While on a business trip to a jungle village in Honduras in 1999, archeologist Chris Begley decided to spend a day on a canoe trip along the coast. He’d never met the Honduran forest service worker who sat next to him, but by the end of the 12-hour trip he knew he wanted to make her his wife.
The two married just three-and-a-half months later.
Now Soreyda Benedit-Begley is an acclaimed fashion designer in Lexington. She and her husband appeared on this weekend’s edition of Connections to discuss their lives and a new collaborative project.
Soreyda’s rise to high fashion began at a small sewing academy in her native Honduras. As a 13-year old, she improved her sewing skills and learned some basic elements of design. Then, in high school during summer vacations, Soreyda sewed in a sweatshop, working as much as 16 hours a day and earning only about $30 a week. She tried doing it full time for one year, but left when the job and the hours proved too demanding.

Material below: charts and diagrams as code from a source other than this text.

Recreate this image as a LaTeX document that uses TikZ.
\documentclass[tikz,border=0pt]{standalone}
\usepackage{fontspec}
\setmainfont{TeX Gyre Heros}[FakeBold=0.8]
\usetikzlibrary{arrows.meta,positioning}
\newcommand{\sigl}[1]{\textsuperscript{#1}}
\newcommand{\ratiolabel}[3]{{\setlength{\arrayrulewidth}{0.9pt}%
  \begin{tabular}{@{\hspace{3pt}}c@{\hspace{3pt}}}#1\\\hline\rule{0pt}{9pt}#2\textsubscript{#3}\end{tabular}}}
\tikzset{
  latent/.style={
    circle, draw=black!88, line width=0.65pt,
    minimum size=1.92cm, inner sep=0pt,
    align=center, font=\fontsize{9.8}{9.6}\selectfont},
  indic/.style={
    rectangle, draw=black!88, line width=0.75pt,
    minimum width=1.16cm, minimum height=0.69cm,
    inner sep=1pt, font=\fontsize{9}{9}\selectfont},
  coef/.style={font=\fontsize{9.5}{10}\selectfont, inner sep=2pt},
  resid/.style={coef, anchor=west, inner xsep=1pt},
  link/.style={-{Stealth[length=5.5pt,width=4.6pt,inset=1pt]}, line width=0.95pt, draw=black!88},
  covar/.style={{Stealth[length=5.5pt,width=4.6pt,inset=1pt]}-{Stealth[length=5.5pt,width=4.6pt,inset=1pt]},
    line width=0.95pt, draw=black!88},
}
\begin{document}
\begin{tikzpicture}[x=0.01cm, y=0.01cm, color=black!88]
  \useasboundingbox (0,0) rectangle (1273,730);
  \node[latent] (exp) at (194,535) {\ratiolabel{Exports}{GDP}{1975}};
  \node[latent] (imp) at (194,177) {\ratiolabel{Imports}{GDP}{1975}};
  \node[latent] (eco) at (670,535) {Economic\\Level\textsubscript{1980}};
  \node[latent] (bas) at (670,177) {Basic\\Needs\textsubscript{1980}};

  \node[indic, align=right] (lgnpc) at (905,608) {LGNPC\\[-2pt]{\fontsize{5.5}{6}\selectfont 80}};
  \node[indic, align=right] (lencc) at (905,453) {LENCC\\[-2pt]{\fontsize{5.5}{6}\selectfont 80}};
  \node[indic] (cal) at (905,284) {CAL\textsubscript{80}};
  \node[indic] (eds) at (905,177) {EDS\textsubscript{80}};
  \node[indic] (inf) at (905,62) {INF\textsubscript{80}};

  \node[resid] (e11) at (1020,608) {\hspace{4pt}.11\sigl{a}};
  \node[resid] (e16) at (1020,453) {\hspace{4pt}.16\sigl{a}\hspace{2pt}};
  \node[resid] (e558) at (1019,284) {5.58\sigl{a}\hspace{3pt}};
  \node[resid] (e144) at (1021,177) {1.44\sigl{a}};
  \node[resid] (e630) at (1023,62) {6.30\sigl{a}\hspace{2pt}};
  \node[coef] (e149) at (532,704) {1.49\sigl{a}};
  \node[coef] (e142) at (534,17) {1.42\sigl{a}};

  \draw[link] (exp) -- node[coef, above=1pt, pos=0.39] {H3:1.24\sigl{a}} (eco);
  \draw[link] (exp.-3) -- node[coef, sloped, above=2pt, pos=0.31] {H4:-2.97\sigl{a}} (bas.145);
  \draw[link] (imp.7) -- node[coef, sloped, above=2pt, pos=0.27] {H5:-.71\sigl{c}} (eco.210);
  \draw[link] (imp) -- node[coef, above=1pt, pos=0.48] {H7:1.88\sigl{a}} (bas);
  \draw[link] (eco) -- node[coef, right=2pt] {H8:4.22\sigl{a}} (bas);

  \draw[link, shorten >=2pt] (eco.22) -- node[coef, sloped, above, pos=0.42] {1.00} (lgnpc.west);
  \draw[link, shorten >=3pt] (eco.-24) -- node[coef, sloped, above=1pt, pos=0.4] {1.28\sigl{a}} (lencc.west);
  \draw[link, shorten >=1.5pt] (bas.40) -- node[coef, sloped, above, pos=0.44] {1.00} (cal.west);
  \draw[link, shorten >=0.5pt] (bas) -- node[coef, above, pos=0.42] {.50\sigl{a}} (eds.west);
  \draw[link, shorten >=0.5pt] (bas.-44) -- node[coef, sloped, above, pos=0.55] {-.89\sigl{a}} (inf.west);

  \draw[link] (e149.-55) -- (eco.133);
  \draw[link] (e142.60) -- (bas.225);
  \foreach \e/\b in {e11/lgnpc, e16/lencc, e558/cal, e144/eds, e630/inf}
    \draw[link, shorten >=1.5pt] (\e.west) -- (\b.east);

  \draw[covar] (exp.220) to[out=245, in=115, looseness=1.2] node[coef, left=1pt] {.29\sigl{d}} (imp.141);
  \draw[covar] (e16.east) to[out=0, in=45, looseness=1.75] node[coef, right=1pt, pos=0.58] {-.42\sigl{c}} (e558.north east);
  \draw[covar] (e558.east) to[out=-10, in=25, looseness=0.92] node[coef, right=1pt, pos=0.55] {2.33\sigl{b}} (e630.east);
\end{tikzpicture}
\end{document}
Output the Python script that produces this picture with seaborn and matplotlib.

That’s when she started working for her nation’s forest service and met Chris, an eastern Kentucky native who had been doing research in the jungles of Honduras since 1991. He is now a professor of anthropology at Transylvania University, and a renowned archeologist whose work has been featured on the Discovery and Travel Channels as well as the BBC.
Striving to Build a Local Fashion Industry
Soreyada uses unconventional materials to create unique designs that have been featured in fashion shows in New York, Atlanta, and Chicago, as well as on the TV series “Project Runway.” (One dress was even constructed from a blue plastic tarp that Chris once used to shield an archeological dig from the rain.) She was also instrumental in creating the Lexington Fashion Collaborative and the Future of Fashion program to help nurture the burgeoning design community in central Kentucky.
“The old concept of the starving artist is still alive and well,” Soreyda says. “So we’re trying to bring back this cottage industry.”
She explains that the challenges for those starting out in fashion design are daunting. There’s the expense of sewing equipment and studio space, building a base of clients, finding stores that will carry your designs, and competing with mass-produced clothing that is much less expensive for consumers to buy.
A New History of Central Kentucky Fashions
Their work usually takes Soreyda and Chris Begley in very different directions – her to boutiques and fashion shows, and him to Central American jungles or underwater archeological sites in the Mediterranean. Yet, the two are collaborating on a project that unites their individual talents: a forthcoming book detailing the fashion history of Lexington from the earliest pioneer settlements to today.
“There was a lot clothing manufacturing in and around Lexington,” explains Chris, who will handle the historical aspects of the book. “So part of what we’ll be focusing is not only the fashion scene now, but also how [clothes] were produced in the past, how and why that changed, and where it might be going.”
Soreyda says the book, which is scheduled for release next spring, will explore how clothing styles evolved through the years, and how those changes were reflected in social, cultural, and economic aspects of Lexington life. They’ll also highlight some of the department stores that sold clothing for generations but have since gone out of business, including Dawahare’s and Wolf Wile.